Saving for retirement might seem daunting if you've started late, but it's far from impossible. Whether you're in your 40s or 50s and just beginning to think seriously about retirement, there are strategic moves you can make to secure your financial future. The key is to maximize your savings, make smart investment choices, and take advantage of every opportunity to grow your wealth efficiently.

In this guide, we’ll break down the best pension plan strategies for late-career starters so you can retire comfortably—even if you're playing catch-up.

The Best Pension Plan Strategies for Late Career Starters

Why Starting Late Isn’t the End of the World

Let’s be real—starting late comes with its challenges, but it doesn’t mean you’re doomed to work forever. While you may not have the luxury of decades to let compound interest work its magic, you can still build a solid retirement plan with the right approach. You’ll need to be more aggressive in saving, make strategic investment decisions, and optimize your contributions.

So, what can you do? Let’s dive in.

The Best Pension Plan Strategies for Late Career Starters

1. Supercharge Your Retirement Savings

Now that you’re late to the game, the number one priority is saving as much as possible. Here’s how you can catch up:

Max Out Retirement Contributions

Most retirement accounts have contribution limits, but you can take advantage of catch-up contributions if you're 50 or older. For example:

- 401(k) Plans: For 2024, the contribution limit is $23,000, but those 50 and older can contribute an additional $7,500, bringing the total to $30,500.
- IRA Accounts: The annual limit is $7,000, but if you're over 50, you can add another $1,000, totaling $8,000.

If you haven't been saving much, this is your chance to make up for lost time.

Automate Your Savings

The best way to ensure you’re consistently saving is to automate your contributions. Set up automatic transfers to your retirement accounts so that you’re not tempted to spend that money elsewhere.

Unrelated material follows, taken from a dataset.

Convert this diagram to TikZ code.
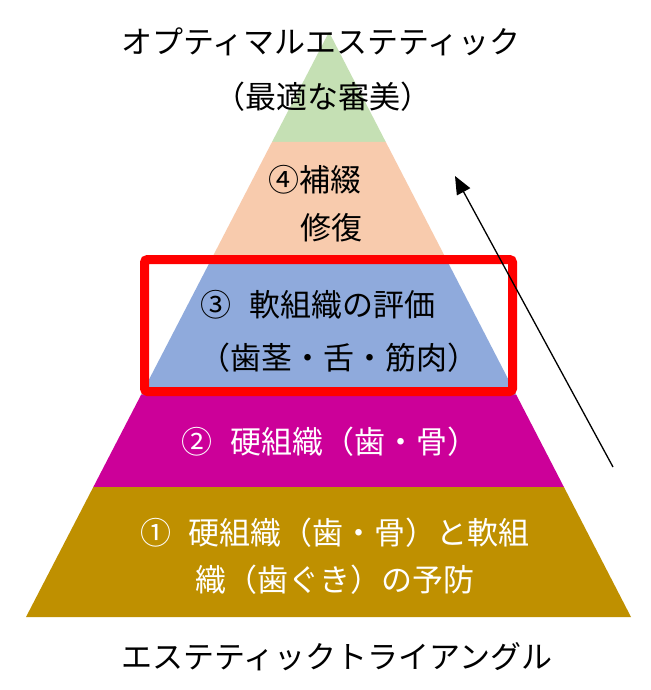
\documentclass[tikz,border=0pt]{standalone}
\usepackage{fontspec}
\newfontfamily\jp{Noto Sans CJK JP}
\usetikzlibrary{calc,arrows.meta}
\definecolor{cgreen}{HTML}{C5E0B4}
\definecolor{cpeach}{HTML}{F8CBAD}
\definecolor{cblue}{HTML}{8FAADC}
\definecolor{cmag}{HTML}{CC0099}
\definecolor{cgold}{HTML}{BF9000}
\definecolor{cred}{HTML}{FF0000}
\newcommand{\numgap}{\hspace{0.55em}}
\tikzset{
  lbl/.style={font=\jp\fontsize{31}{37}\selectfont, inner sep=0pt},
  dark/.style={lbl, text=black},
  light/.style={lbl, text=white}
}
\begin{document}
\begin{tikzpicture}[x=1pt,y=-1pt]
\useasboundingbox (0,0) rectangle (650,690);
\fill[white] (0,0) rectangle (650,690);
\coordinate (A) at (329,32);
\coordinate (BL) at (26,617);
\coordinate (BR) at (631,617);
% layers
\fill[cgreen] (A) -- ($(A)!0.188!(BL)$) -- ($(A)!0.188!(BR)$) -- cycle;
\fill[cpeach] ($(A)!0.188!(BL)$) -- ($(A)!0.386!(BL)$) -- ($(A)!0.386!(BR)$) -- ($(A)!0.188!(BR)$) -- cycle;
\fill[cblue] ($(A)!0.386!(BL)$) -- ($(A)!0.6205!(BL)$) -- ($(A)!0.6205!(BR)$) -- ($(A)!0.386!(BR)$) -- cycle;
\fill[cmag] ($(A)!0.6205!(BL)$) -- ($(A)!0.7778!(BL)$) -- ($(A)!0.7778!(BR)$) -- ($(A)!0.6205!(BR)$) -- cycle;
\fill[cgold] ($(A)!0.7778!(BL)$) -- (BL) -- (BR) -- ($(A)!0.7778!(BR)$) -- cycle;
% red frame
\draw[cred, line width=9pt, rounded corners=3pt] (144.5,259.5) rectangle (512.5,391.5);
% arrow
\coordinate (arrtail) at (613,467);
\coordinate (arrtip) at (455,176);
\draw[line width=1.3pt, -{Triangle[length=18pt,width=15pt]}] (arrtail) -- (arrtip);
% texts
\node[dark] (title) at (321,42) {オプティマルエステティック};
\node[dark] (sub) at (323,97) {（最適な審美）};
\node[dark] (l4a) at (315,180) {④補綴};
\node[dark] (l4b) at (331,228) {修復};
\node[dark] (l3a) at (318,305) {③\numgap 軟組織の評価};
\node[dark] (l3b) at (339,358) {（歯茎・舌・筋肉）};
\node[light] (l2) at (330,442) {②\numgap 硬組織（歯・骨）};
\node[light] (l1a) at (335,533) {①\numgap 硬組織（歯・骨）と軟組};
\node[light] (l1b) at (335,580) {織（歯ぐき）の予防};
\node[dark] (bottom) at (337,657) {エステティックトライアングル};
\end{tikzpicture}
\end{document}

The Best Pension Plan Strategies for Late Career Starters

2. Take Advantage of Employer-Sponsored Plans

If your employer offers a 401(k) or similar plan, don’t leave free money on the table. Many companies offer a matching contribution, where they match a percentage of what you contribute.

For example, if your employer matches 50% of your contributions up to 5% of your salary, and you make $80,000 a year, that’s an extra $2,000 annually that you wouldn't otherwise have.

The Best Pension Plan Strategies for Late Career Starters

3. Focus on High-Return Investments

Since time isn’t on your side, low-risk, slow-growth investments may not be enough. You’ll need to take a moderate level of risk to see your money grow faster. Here’s how:

Prioritize Growth-Focused Investments

- Stock Market: Historically, stocks provide higher returns than bonds or savings accounts. Investing in a mix of index funds, ETFs, or blue-chip stocks can help your money grow.
- Real Estate: Buying rental properties or investing in REITs (Real Estate Investment Trusts) can provide passive income and long-term growth.
- Dividend Stocks: These stocks not only grow in value but also pay out regular dividends, giving you income along the way.

Diversify Your Portfolio

Don’t put all your eggs in one basket. Spread your investments across multiple asset classes, including stocks, bonds, real estate, and possibly alternative investments like crypto or commodities. This minimizes risk and maximizes returns.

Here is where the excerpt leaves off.